Result of attached bench_recursion-2.py comparing before/after the 3 changes reducing the stack consumption:

test_python_call: Median +- std dev: [a30cdf366c02] 512 us +- 12 us -> [6478e6d0476f] 467 us +- 21 us: 1.10x faster (-9%)
test_python_getitem: Median +- std dev: [a30cdf366c02] 485 us +- 26 us -> [6478e6d0476f] 437 us +- 18 us: 1.11x faster (-10%)
test_python_iterator: Median +- std dev: [a30cdf366c02] 1.15 ms +- 0.04 ms -> [6478e6d0476f] 1.03 ms +- 0.06 ms: 1.12x faster (-10%)

At least, it doesn't seem to be slower. Maybe the speedup comes from call_function() inlining. This function was probably already inlined when using PGO build.

The script was written by Serhiy in the issue bpo-29227, I modified it to use the Runner.timeit() API for convenience.

Awesome! You are great Victor!

I also ran the reliable performance benchmark suite with LTO+PGO. There is no significant performance change on these benchmarks:
https://speed.python.org/changes/?rev=b9404639a18c&exe=5&env=speed-python

The largest change is on scimark_lu (-13%), but there was an hiccup on the previous change which is probably a small unstability in the benchmark. It's not a speedup of these changes.
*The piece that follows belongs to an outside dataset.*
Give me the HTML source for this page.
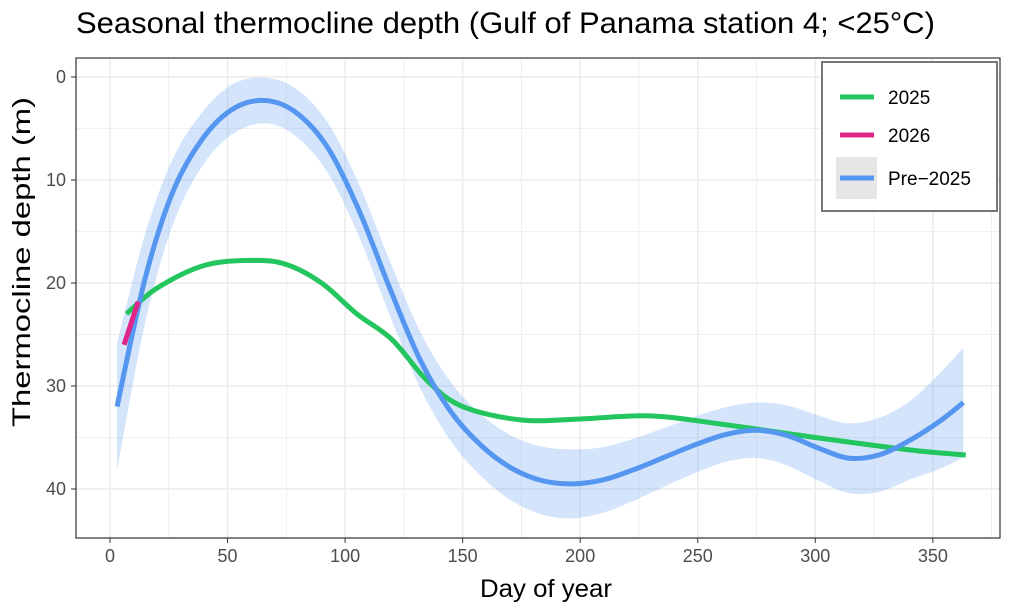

The second largest change is on spectral_norm: +9%. But this benchmark is known to be unstable, there was already a small peak previously. Again, I don't think that it's related to the changes.

"The default branch is now as good as Python 3.4, in term of stack consumption, and Python 3.4 was the Python version which used the least stack memory according to my tests."

I consider that the initial issue is now fixed, so I close the issue.

Thanks Serhiy for the tests, reviews, ideas and obvious the bug report ;-) I never looked at the stack usage before.